Слухи о расстреле в Ханипе дошли до директора госпиталя почти молниеносно, благодаря жалобам и крикам многочисленных больных, пришедших на обследование. Он сразу же ухватился за этот повод и напросился на приём к Окойе. Когда он ворвался с обвинением против наёмника, то был обескуражен: Шеннон уже двенадцать часов находился в морге при его госпитале. Президент Зангаро не отрицал причастности его жандармов к расстрелам в Ханипе, но делал это как-то завуалировано, постоянно уходя от прямого ответа, Сэм не ожидал от своего старого товарища такой наглости и заявил о своей отставке, на что Окойе сочувственно улыбнулся:

– Жаль мой друг, что ты хочешь покинуть Кларенс. Ты сделал для его жителей столько полезного. Знай мой друг, что твоё дело не пропадёт. Госпиталь возглавит доктор Хааг, он прекрасный практик. Естественно, я дам тебе наилучшие рекомендации…

Сэм поперхнулся от злости и неожиданности, когда услышал такой ответ. Он ожидал всего: упрёков, угроз, уговоров, но только не этого. В бешенстве он выскочил из президентского кабинета и поехал в госпиталь. Собрав вещи, он вызвал в свой кабинет своих ближайших сотрудников, чтобы заявить о своей отставке и высказать им всё, что он думает о марионеточном режиме доктора Окойе, но тут произошла неожиданность: вместе с его коллегами пришёл доктор Хааг и председатель Ассамблеи майор Кзур Пренк.
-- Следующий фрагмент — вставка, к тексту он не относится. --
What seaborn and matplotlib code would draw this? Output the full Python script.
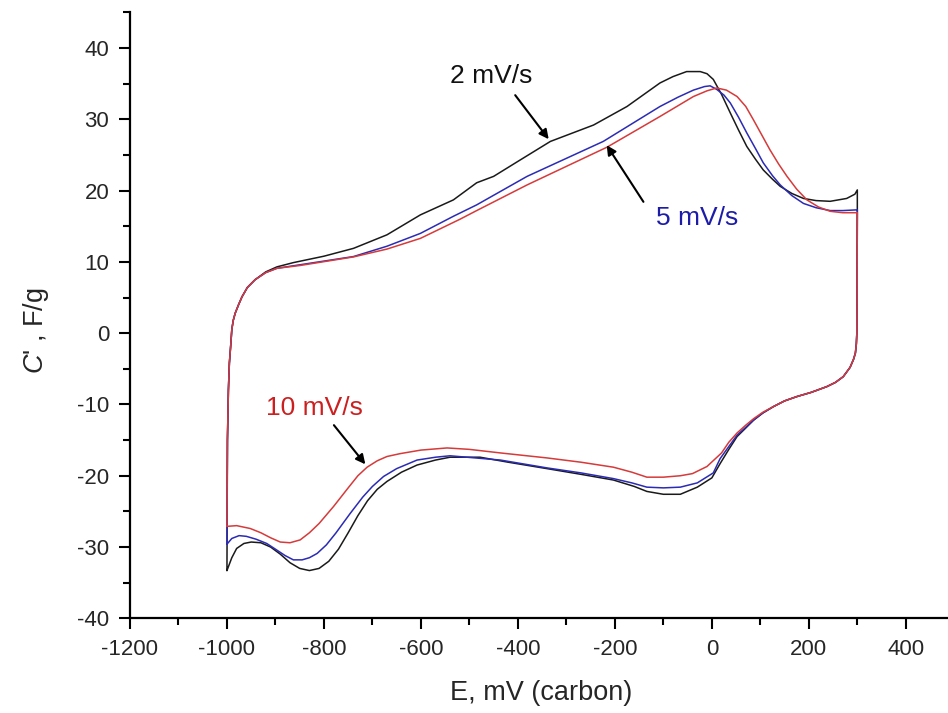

В результате прощальная речь была скомкана, угрозы не произнесены, но прощальные подарки получены. Среди них оказалась «Звезда Зангаро» III степени. Отказаться от неё в присутствии коллег было как-то не удобно, и доктор был вынужден принять награду. На следующее утро рейсовый самолёт «Сабены» доставил его в Порт-Жантиль. Его проводы были торжественно обставлены: у трапа был выстроен почётный караул, а министр без портфеля майор Бенъярд произнёс короткую и прочувственную речь о заслугах доктора перед Зангаро, упомянув при этом о вручённой ему награде. Всё это несколько утешило Арвидсона, который рассчитывал всё это использовать в случае нового конкурса. Три дня спустя бывший директор госпиталя сидел в своей квартире в Стокгольме и строчил на печатной машинке доклад о ситуации в Зангаро. Один его экземпляр предназначался для начальства, другой же предназначался прессе…
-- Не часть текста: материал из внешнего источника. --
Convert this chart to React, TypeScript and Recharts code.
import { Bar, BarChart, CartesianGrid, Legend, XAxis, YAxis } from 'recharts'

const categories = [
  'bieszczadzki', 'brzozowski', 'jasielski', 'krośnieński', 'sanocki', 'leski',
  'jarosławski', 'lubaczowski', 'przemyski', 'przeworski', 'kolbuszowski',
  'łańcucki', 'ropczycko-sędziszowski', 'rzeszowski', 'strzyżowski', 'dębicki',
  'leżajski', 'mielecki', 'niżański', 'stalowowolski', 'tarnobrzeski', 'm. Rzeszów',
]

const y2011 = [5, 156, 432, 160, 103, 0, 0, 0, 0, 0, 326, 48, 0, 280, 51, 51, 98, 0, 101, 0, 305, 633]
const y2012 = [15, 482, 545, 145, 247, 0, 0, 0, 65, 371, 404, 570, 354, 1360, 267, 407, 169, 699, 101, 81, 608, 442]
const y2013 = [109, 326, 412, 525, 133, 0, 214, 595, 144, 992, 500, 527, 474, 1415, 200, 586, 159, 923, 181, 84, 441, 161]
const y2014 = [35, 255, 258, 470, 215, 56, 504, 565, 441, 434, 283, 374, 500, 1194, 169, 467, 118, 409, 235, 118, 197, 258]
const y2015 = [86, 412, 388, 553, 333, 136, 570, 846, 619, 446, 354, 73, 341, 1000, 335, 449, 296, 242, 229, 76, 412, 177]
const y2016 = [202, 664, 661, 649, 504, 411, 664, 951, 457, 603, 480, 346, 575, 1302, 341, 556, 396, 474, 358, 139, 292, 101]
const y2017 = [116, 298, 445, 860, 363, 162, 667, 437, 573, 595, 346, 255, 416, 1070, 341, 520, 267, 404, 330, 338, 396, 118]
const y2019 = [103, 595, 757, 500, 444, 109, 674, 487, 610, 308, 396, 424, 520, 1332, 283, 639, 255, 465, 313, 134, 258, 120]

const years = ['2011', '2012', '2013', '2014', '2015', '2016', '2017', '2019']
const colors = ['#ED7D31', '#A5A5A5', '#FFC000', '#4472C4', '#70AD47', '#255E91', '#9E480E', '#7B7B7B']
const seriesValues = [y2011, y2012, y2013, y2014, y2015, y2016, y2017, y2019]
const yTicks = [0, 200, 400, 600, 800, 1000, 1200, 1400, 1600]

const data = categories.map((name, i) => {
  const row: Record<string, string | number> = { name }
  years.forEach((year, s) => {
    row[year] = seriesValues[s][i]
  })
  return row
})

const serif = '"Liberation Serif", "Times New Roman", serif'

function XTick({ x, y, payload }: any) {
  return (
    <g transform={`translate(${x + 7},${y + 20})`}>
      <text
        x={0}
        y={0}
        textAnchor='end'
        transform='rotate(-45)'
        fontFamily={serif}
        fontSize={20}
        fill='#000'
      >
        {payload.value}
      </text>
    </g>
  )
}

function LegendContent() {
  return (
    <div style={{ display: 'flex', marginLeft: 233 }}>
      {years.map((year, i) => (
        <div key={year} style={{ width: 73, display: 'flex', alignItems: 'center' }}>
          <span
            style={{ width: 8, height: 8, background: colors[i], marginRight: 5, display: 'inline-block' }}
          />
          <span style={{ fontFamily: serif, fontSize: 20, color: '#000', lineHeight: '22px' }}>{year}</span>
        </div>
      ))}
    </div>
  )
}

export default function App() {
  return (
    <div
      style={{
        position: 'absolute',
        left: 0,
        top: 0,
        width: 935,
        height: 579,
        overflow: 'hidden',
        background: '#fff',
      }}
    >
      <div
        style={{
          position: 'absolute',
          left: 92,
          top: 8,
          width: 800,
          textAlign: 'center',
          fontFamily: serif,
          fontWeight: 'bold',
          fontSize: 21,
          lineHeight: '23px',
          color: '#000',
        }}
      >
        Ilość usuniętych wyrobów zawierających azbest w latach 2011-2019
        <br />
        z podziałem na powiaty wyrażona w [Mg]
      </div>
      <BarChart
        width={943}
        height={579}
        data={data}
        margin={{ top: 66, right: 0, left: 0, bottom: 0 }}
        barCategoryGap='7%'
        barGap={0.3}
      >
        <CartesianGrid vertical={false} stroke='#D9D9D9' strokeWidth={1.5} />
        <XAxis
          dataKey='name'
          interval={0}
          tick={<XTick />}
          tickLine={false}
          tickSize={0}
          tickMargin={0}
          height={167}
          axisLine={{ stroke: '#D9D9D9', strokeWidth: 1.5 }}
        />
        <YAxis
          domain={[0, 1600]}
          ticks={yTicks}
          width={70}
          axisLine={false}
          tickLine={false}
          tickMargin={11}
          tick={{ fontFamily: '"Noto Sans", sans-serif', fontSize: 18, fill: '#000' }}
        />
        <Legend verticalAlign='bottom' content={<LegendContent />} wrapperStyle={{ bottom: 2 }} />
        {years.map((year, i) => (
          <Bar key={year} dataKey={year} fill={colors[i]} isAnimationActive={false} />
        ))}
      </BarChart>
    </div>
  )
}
Президент лично вызвал Бенъярда, чтобы узнать, как прошли проводы Арвидсона. Министр долго мялся, но потом честно сказал:

– Надо было отправлять Арвидсона по-тихому, а не с такой помпой. Не пойму, почему этот доктор так озлоблен на нас, Вайант. В его глазах светилась такая злоба. Казалось, что он меня испепелит.

– Видишь ли Генри, – рассмеялся доктор Окойе. – Эта злость порождена завистью. Да, да обыкновенной завистью, Европейцы ещё больше чем мы больны меритократией: ордена, чины, должности для многих из них значат гораздо больше, чем деньги.

– Я бы так не сказал. Мне кажется для ни всё неважно кроме денег.

– Денег? Смотря каких: миллион, два, пять – конечно. Но большинство обывателей, особенно из периферийных стран, например, таких как Швеция, мыслят несколько по-иному. Для них важно признание соседей, родни, коллег по работе. Лет, этак, через тридцать, Сэм будет рассказывать своим внукам, как спасал Зангаро от сонной болезни и проказы, участвовал в свержении кровавого режима Кимбы и многое другое, за что получил «Звезду Зангаро». Если, конечно, мы её у него не отберём!

– Эге! Так вот зачем этот фокус с награждением, – вырвалось у Бенъярда. – А мы то с Кзуром ломали голову, зачем Вам это надо. Конечно, Арвидсон её заслужил…

– С Пренком? – насторожился Окойе. – Вы с ним это обсуждали?